HUB International’s Success in M&A and Organic Growth Highlights Trend of Specialized Firms’ Rapid Expansion in Wealth Management Industry
When insurance and consulting firm HUB International decided to expand its footprint in the wealth and retirement space, it committed fully and never looked back, hiring an industry veteran with over two decades of experience in the development and transformation of products and platforms as the COO of its Retirement & Private Wealth (RPW) division.
Adam Sokolic took the reins about three years ago, in March 2019, growing HUB’s RPW division from $9 billion in assets and 10 offices in 2018 to $142 billion and 60 offices in 2021.

Employing a dual approach of organic and M&A growth, Sokolic led over 35 acquisitions of retirement and wealth management firms in three years and currently oversees the development of an integrated retirement plan and private wealth platform, showcasing how specialized firms such as HUB leverage their strengths to expand aggressively in wealth management.

Private Wealth,
HUB International
Sokolic’s background in consulting, strategy and operations at various firms prepared him to transform HUB’s RPW division, including his experience as Senior Vice President of Retirement Partners for LPL Financial, during which he led the creation and management of the LPL Financial Worksite Solutions program, a suite of services designed to address and assist employees’ financial wellness.
To understand the drivers behind HUB’s growth, we sat down with Sokolic to hear the details of his strategy.
WSR: What are the most important characteristics you search for when choosing an RIA to onboard?

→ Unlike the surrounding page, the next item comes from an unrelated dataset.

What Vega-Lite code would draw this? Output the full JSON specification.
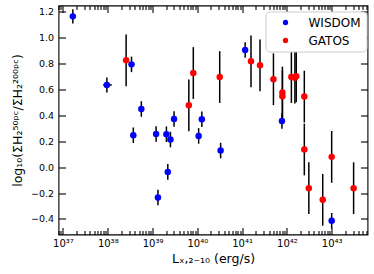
{
  "$schema": "https://vega.github.io/schema/vega-lite/v6.json",
  "width": 309,
  "height": 229,
  "autosize": {"type": "none"},
  "padding": {"left": 58.5, "top": 5.5, "right": 6.5, "bottom": 39.5},
  "config": {
    "font": "DejaVu Sans",
    "view": {"stroke": "black", "strokeWidth": 1.1},
    "axis": {"grid": false, "domain": false, "tickColor": "black", "tickWidth": 1.1, "labelColor": "black", "titleColor": "black", "labelFont": "DejaVu Sans", "titleFont": "DejaVu Sans", "titleFontWeight": "normal", "labelFontSize": 9.5, "titleFontSize": 12.5}
  },
  "data": {"values": [
    {"g": "WISDOM", "L": 1.66e37, "v": 1.166, "e": 0.055},
    {"g": "WISDOM", "L": 9.55e37, "v": 0.636, "e": 0.058, "xlo": 7.9e37, "xhi": 1.23e38},
    {"g": "WISDOM", "L": 3.39e38, "v": 0.795, "e": 0.06},
    {"g": "WISDOM", "L": 3.72e38, "v": 0.247, "e": 0.06},
    {"g": "WISDOM", "L": 5.62e38, "v": 0.45, "e": 0.06},
    {"g": "WISDOM", "L": 1.2e39, "v": 0.257, "e": 0.06},
    {"g": "WISDOM", "L": 1.32e39, "v": -0.234, "e": 0.06},
    {"g": "WISDOM", "L": 2.04e39, "v": 0.255, "e": 0.06},
    {"g": "WISDOM", "L": 2.19e39, "v": -0.036, "e": 0.06},
    {"g": "WISDOM", "L": 2.51e39, "v": 0.214, "e": 0.06},
    {"g": "WISDOM", "L": 3.02e39, "v": 0.373, "e": 0.06},
    {"g": "WISDOM", "L": 1.07e40, "v": 0.242, "e": 0.06},
    {"g": "WISDOM", "L": 1.26e40, "v": 0.371, "e": 0.06},
    {"g": "WISDOM", "L": 3.31e40, "v": 0.129, "e": 0.06},
    {"g": "WISDOM", "L": 1.17e41, "v": 0.906, "e": 0.06},
    {"g": "WISDOM", "L": 7.76e41, "v": 0.358, "e": 0.06},
    {"g": "WISDOM", "L": 1.0e43, "v": -0.414, "e": 0.06},
    {"g": "GATOS", "L": 2.57e38, "v": 0.826, "e": 0.2},
    {"g": "GATOS", "L": 6.46e39, "v": 0.479, "e": 0.2},
    {"g": "GATOS", "L": 8.13e39, "v": 0.728, "e": 0.2},
    {"g": "GATOS", "L": 3.16e40, "v": 0.697, "e": 0.2},
    {"g": "GATOS", "L": 1.58e41, "v": 0.819, "e": 0.2},
    {"g": "GATOS", "L": 2.51e41, "v": 0.788, "e": 0.2},
    {"g": "GATOS", "L": 5.01e41, "v": 0.68, "e": 0.2},
    {"g": "GATOS", "L": 7.94e41, "v": 0.577, "e": 0.2},
    {"g": "GATOS", "L": 7.94e41, "v": 0.548, "e": 0.2},
    {"g": "GATOS", "L": 1.26e42, "v": 0.697, "e": 0.2},
    {"g": "GATOS", "L": 1.51e42, "v": 0.692, "e": 0.2},
    {"g": "GATOS", "L": 1.62e42, "v": 0.703, "e": 0.2},
    {"g": "GATOS", "L": 2.45e42, "v": 0.546, "e": 0.2},
    {"g": "GATOS", "L": 2.45e42, "v": 0.137, "e": 0.2},
    {"g": "GATOS", "L": 3.09e42, "v": -0.162, "e": 0.2},
    {"g": "GATOS", "L": 6.31e42, "v": -0.252, "e": 0.2},
    {"g": "GATOS", "L": 1.0e43, "v": 0.08, "e": 0.2},
    {"g": "GATOS", "L": 3.09e43, "v": -0.162, "e": 0.2}
  ]},
  "layer": [
    {
      "mark": {"type": "errorbar", "color": "black", "thickness": 1.5},
      "encoding": {
        "x": {"field": "L", "type": "quantitative", "scale": {"type": "log", "domain": [7.94e36, 6.31e43], "nice": false},
          "axis": {"orient": "bottom", "title": "Lₓ,₂₋₁₀ (erg/s)", "values": [1e37, 1e38, 1e39, 1e40, 1e41, 1e42, 1e43], "tickSize": -7, "labelPadding": 11, "titlePadding": 4, "labelFontSize": 10,
            "labelExpr": "'10' + ['⁰','¹','²','³','⁴','⁵','⁶','⁷','⁸','⁹'][floor(round(log(datum.value)/LN10)/10)] + ['⁰','¹','²','³','⁴','⁵','⁶','⁷','⁸','⁹'][round(log(datum.value)/LN10)%10]"}},
        "y": {"field": "v", "type": "quantitative", "scale": {"domain": [-0.52, 1.25], "nice": false, "zero": false},
          "axis": {"orient": "left", "title": "log₁₀(ΣH₂⁵⁰ᵖᶜ/ΣH₂²⁰⁰ᵖᶜ)", "values": [-0.4, -0.2, 0, 0.2, 0.4, 0.6, 0.8, 1.0, 1.2], "format": ".1f", "tickSize": -7, "labelPadding": 12, "titlePadding": 6}},
        "yError": {"field": "e"}
      }
    },
    {
      "transform": [{"filter": "isValid(datum.xlo)"}],
      "mark": {"type": "rule", "color": "black", "strokeWidth": 1.5},
      "encoding": {
        "x": {"field": "xlo", "type": "quantitative", "scale": {"type": "log"}, "axis": null},
        "x2": {"field": "xhi"},
        "y": {"field": "v", "type": "quantitative", "axis": null}
      }
    },
    {
      "mark": {"type": "circle", "size": 42, "opacity": 1},
      "encoding": {
        "x": {"field": "L", "type": "quantitative", "scale": {"type": "log"},
          "axis": {"orient": "bottom", "title": null, "labels": false, "tickSize": -4,
            "values": [8e36, 9e36, 2e37, 3e37, 4e37, 5e37, 6e37, 7e37, 8e37, 9e37, 2e38, 3e38, 4e38, 5e38, 6e38, 7e38, 8e38, 9e38, 2e39, 3e39, 4e39, 5e39, 6e39, 7e39, 8e39, 9e39, 2e40, 3e40, 4e40, 5e40, 6e40, 7e40, 8e40, 9e40, 2e41, 3e41, 4e41, 5e41, 6e41, 7e41, 8e41, 9e41, 2e42, 3e42, 4e42, 5e42, 6e42, 7e42, 8e42, 9e42, 2e43, 3e43, 4e43, 5e43, 6e43]}},
        "y": {"field": "v", "type": "quantitative",
          "axis": {"orient": "right", "title": null, "labels": false, "tickSize": -7, "values": [-0.4, -0.2, 0, 0.2, 0.4, 0.6, 0.8, 1.0, 1.2]}},
        "color": {"field": "g", "type": "nominal", "scale": {"domain": ["WISDOM", "GATOS"], "range": ["#0000ff", "#ff0000"]},
          "legend": {"title": null, "orient": "none", "legendX": 207, "legendY": 6, "fillColor": "white", "strokeColor": "#cccccc", "cornerRadius": 4, "padding": 5, "symbolOffset": 9, "labelOffset": 17, "labelFontSize": 12, "labelColor": "black", "symbolType": "circle", "symbolSize": 28, "symbolStrokeWidth": 0, "rowPadding": 6}}
      }
    },
    {
      "mark": {"type": "circle", "opacity": 0},
      "encoding": {
        "x": {"field": "L", "type": "quantitative", "scale": {"type": "log"},
          "axis": {"orient": "top", "title": null, "labels": false, "tickSize": -7, "values": [1e37, 1e38, 1e39, 1e40, 1e41, 1e42, 1e43]}},
        "y": {"field": "v", "type": "quantitative", "axis": null}
      }
    },
    {
      "mark": {"type": "circle", "opacity": 0},
      "encoding": {
        "x": {"field": "L", "type": "quantitative", "scale": {"type": "log"},
          "axis": {"orient": "top", "title": null, "labels": false, "tickSize": -4,
            "values": [8e36, 9e36, 2e37, 3e37, 4e37, 5e37, 6e37, 7e37, 8e37, 9e37, 2e38, 3e38, 4e38, 5e38, 6e38, 7e38, 8e38, 9e38, 2e39, 3e39, 4e39, 5e39, 6e39, 7e39, 8e39, 9e39, 2e40, 3e40, 4e40, 5e40, 6e40, 7e40, 8e40, 9e40, 2e41, 3e41, 4e41, 5e41, 6e41, 7e41, 8e41, 9e41, 2e42, 3e42, 4e42, 5e42, 6e42, 7e42, 8e42, 9e42, 2e43, 3e43, 4e43, 5e43, 6e43]}},
        "y": {"field": "v", "type": "quantitative", "axis": null}
      }
    }
  ],
  "resolve": {"axis": {"x": "independent", "y": "independent"}}
}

Sokolic: Cultural fit is the most important characteristic we look for, and individuals and firm leaders who are focused on growth with an entrepreneurial mindset are key for us. We look for practices that have talented, next generation advisors and leaders in place and ready to ascend into a broader role within HUB.
Geography is also an important factor for us, as our focus is to expand into retirement and private wealth services for the existing HUB client base so that we can provide a more holistic and integrated benefit and insurance experience to our corporate and individual clients.

Talent. We will always find room for a firm that has a unique specialty or skill set that matches well with the existing HUB client base yet still aligns with our RPW focus. For example, our acquisition of Taylor Advisors and their focus in the banking segment, or TCG Advisors with their focus in the k-12 market.
WSR: How do your strategies differ between acquisitions of firms that focus more on retirement versus those that focus more on wealth management?
Sokolic: I do not want to speak for other firms. Our focus at HUB is on building the bridge between our retirement plan clients and the employees who participate in those plans and supporting those individuals with individual wealth management needs they may have outside of the workplace.

Our focus is on engaging with every individual and offering services and solutions that meet them where they are today, and work with them to support all of their planning needs, financial or otherwise.
We look for both retirement and private wealth firms that share that same vision and our passion for helping all Americans reach their financial goals.
WSR: How does being part of a large insurer like HUB affect your growth and acquisition strategies?

Sokolic: It allows our advisors to deliver a broader set of capabilities to support our clients’ needs which are related to but extend well beyond our core retirement and private wealth offering. Our ability to work with experts on the employee benefit, property & casualty and personal lines sides of our business truly allows us to bring the full value of HUB to our clients.
We focus on potential acquisitions who want to embrace this broader client solution strategy, and who want to have a deeper and broader relationship with their clients.
WSR: How do you typically augment the strategies of acquired firms to achieve maximum growth?
Sokolic: Each acquisition is viewed uniquely based on their current book of business, the needs of their clients along with the needs of the existing HUB clients in their area. After a detailed analysis of the two client bases, driven by our sales teams, a strategy is developed to achieve maximum growth for the acquired firm and their region and location.

In addition, we are very focused over the first 3-6 months during integration to transition any non-client facing activities away from the firms, so that our advisors and their teams focus on client engagement. We take things that can be automated like back-office functions and centralize them it where it makes sense to do so.
Also, administrative functions such as accounting, budgeting and human resource support are good examples of work that we transition. We believe the true value is in our advisors focusing on their clients.